◆ **Work required**
Everything from the first line of the data below through the line that contains "const zTickValues = [0, 5000, 10000, 15000, 20000, 25000];" should be written out exactly, please, and nothing more; the pictures stay out.

◆ **Dataset excerpt**
________________________________________
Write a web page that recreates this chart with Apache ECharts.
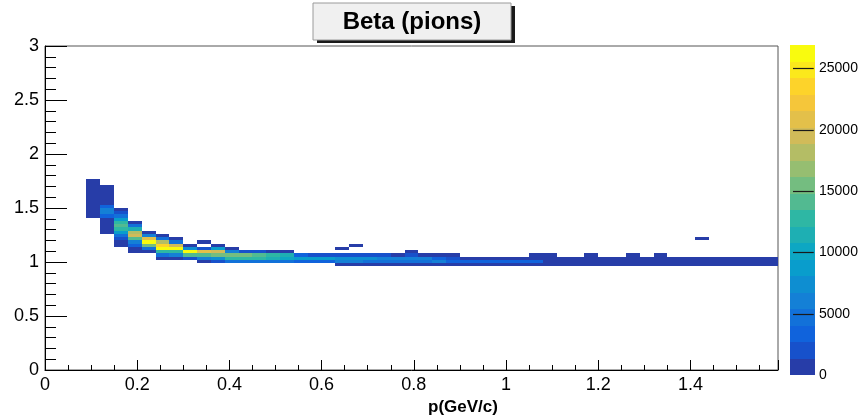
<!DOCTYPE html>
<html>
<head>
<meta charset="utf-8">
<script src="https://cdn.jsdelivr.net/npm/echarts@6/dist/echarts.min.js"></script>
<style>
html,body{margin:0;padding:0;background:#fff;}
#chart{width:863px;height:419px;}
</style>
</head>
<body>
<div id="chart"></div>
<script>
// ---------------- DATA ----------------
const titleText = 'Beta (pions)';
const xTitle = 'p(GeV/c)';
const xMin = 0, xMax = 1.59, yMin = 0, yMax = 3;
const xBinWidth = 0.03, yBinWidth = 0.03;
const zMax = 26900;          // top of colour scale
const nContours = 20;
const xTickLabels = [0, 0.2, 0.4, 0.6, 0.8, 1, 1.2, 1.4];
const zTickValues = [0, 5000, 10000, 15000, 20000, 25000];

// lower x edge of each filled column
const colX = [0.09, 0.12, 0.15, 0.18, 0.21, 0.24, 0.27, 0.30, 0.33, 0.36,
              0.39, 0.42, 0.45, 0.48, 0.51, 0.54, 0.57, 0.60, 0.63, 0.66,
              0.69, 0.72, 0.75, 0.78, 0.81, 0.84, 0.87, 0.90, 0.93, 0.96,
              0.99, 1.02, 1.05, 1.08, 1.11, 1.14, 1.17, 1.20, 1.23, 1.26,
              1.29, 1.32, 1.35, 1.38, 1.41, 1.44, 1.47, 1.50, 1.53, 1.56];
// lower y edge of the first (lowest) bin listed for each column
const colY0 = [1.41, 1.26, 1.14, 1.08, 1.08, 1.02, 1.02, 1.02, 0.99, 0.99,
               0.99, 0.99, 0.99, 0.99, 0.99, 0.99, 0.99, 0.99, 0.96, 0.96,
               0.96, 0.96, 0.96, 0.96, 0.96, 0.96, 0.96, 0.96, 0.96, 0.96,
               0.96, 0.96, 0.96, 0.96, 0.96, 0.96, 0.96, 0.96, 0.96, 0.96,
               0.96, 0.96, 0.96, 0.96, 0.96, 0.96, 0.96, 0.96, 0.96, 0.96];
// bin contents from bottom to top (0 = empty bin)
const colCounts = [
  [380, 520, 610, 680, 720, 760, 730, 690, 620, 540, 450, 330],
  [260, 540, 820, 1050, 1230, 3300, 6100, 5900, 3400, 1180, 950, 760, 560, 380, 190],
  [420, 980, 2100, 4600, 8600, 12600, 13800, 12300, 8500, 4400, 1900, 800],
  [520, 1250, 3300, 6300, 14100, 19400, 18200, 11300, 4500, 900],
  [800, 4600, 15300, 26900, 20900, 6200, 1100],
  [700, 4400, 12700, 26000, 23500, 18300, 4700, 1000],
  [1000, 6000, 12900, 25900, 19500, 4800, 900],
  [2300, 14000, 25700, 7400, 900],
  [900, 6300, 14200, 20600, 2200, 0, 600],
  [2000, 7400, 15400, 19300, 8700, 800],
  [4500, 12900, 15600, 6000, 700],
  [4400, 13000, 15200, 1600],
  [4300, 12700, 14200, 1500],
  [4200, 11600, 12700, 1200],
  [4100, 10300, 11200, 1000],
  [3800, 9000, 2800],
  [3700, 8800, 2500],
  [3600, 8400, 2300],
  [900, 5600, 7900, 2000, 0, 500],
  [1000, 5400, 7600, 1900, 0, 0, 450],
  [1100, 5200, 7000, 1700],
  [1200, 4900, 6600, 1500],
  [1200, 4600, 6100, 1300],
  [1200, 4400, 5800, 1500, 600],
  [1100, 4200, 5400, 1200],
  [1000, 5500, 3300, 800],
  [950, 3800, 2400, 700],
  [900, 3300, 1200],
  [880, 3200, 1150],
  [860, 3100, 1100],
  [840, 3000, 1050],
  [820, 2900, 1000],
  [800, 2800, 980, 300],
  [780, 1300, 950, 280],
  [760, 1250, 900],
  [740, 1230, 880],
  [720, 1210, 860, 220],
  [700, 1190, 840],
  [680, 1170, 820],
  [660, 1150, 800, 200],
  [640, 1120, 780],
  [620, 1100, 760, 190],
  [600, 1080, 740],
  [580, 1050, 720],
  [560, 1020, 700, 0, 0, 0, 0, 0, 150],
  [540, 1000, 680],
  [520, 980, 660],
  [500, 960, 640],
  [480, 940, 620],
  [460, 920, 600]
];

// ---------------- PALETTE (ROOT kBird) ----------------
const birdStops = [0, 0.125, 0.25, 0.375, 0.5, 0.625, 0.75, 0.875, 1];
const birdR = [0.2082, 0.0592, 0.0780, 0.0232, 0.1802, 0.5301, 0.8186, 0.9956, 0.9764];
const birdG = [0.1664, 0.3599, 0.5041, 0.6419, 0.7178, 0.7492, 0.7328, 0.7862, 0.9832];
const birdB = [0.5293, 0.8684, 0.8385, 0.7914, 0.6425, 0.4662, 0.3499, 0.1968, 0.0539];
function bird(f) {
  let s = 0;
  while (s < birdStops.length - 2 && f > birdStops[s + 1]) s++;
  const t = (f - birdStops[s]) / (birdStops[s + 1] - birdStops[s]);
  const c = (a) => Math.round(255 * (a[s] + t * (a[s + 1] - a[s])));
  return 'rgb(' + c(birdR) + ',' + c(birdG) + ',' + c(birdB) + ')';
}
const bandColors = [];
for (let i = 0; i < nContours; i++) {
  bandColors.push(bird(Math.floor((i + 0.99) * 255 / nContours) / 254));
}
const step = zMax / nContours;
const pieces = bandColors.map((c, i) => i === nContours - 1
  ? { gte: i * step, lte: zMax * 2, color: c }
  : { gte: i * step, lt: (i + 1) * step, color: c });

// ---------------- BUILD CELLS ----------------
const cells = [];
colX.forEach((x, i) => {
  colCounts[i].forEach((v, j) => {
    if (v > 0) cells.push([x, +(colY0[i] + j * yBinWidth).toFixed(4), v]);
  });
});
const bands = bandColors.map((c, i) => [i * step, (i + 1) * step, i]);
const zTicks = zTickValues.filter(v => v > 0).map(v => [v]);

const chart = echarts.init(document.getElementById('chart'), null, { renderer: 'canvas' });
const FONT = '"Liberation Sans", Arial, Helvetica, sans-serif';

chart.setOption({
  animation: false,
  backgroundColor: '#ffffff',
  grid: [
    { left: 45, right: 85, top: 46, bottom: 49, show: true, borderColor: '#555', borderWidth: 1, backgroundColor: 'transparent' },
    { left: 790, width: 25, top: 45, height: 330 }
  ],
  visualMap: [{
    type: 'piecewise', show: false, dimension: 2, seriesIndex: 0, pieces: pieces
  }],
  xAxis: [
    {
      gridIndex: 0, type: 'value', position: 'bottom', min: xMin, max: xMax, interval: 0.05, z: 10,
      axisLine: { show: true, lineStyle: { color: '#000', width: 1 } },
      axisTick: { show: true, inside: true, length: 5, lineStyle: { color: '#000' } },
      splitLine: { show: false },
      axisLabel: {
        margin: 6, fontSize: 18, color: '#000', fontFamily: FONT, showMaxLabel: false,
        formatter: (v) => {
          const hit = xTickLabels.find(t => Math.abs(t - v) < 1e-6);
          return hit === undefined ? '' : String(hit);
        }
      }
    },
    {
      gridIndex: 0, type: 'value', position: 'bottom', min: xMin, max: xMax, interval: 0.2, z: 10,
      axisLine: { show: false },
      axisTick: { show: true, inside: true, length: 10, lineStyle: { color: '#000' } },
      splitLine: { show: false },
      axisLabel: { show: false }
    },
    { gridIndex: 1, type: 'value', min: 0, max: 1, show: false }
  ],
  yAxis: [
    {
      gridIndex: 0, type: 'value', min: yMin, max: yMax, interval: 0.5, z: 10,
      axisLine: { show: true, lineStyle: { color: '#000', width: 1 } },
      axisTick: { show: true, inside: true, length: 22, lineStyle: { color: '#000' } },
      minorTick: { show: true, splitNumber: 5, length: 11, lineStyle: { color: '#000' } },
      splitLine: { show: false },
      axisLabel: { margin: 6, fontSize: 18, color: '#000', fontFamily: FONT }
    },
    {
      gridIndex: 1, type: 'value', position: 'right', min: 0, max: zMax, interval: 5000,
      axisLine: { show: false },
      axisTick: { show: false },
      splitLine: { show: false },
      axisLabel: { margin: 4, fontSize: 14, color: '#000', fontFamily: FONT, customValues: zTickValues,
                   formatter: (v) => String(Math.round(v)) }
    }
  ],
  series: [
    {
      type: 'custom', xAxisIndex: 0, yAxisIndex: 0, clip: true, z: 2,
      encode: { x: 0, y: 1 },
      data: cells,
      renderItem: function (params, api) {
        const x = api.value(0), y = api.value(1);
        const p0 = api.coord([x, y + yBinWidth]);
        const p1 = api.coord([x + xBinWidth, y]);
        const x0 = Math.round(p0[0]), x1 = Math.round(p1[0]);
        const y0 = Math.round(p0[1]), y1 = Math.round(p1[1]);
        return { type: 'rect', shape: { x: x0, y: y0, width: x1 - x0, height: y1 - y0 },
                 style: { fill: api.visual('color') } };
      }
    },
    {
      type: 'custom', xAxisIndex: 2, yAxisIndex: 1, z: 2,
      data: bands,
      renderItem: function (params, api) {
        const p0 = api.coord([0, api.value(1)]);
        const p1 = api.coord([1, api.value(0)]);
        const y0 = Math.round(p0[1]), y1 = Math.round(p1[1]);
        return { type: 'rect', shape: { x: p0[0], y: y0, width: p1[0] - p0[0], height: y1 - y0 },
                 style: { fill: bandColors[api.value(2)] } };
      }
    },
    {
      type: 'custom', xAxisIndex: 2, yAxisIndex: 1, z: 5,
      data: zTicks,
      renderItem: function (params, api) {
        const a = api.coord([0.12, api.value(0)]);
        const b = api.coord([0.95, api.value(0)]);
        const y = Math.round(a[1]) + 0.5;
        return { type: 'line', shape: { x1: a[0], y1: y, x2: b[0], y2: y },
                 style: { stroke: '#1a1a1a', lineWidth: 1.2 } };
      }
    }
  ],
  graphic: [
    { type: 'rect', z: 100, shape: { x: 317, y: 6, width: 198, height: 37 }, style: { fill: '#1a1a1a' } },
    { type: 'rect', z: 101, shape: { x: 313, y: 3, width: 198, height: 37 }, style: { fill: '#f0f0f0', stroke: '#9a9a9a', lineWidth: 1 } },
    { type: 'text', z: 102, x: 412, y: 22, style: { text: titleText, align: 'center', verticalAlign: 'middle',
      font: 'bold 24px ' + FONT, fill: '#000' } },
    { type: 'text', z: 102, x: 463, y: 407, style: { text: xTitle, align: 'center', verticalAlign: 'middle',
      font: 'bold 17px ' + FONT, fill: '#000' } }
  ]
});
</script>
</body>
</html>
________________________________________
◆ **Answer for the task**
Write a web page that recreates this chart with Apache ECharts.
<!DOCTYPE html>
<html>
<head>
<meta charset="utf-8">
<script src="https://cdn.jsdelivr.net/npm/echarts@6/dist/echarts.min.js"></script>
<style>
html,body{margin:0;padding:0;background:#fff;}
#chart{width:863px;height:419px;}
</style>
</head>
<body>
<div id="chart"></div>
<script>
// ---------------- DATA ----------------
const titleText = 'Beta (pions)';
const xTitle = 'p(GeV/c)';
const xMin = 0, xMax = 1.59, yMin = 0, yMax = 3;
const xBinWidth = 0.03, yBinWidth = 0.03;
const zMax = 26900;          // top of colour scale
const nContours = 20;
const xTickLabels = [0, 0.2, 0.4, 0.6, 0.8, 1, 1.2, 1.4];
const zTickValues = [0, 5000, 10000, 15000, 20000, 25000];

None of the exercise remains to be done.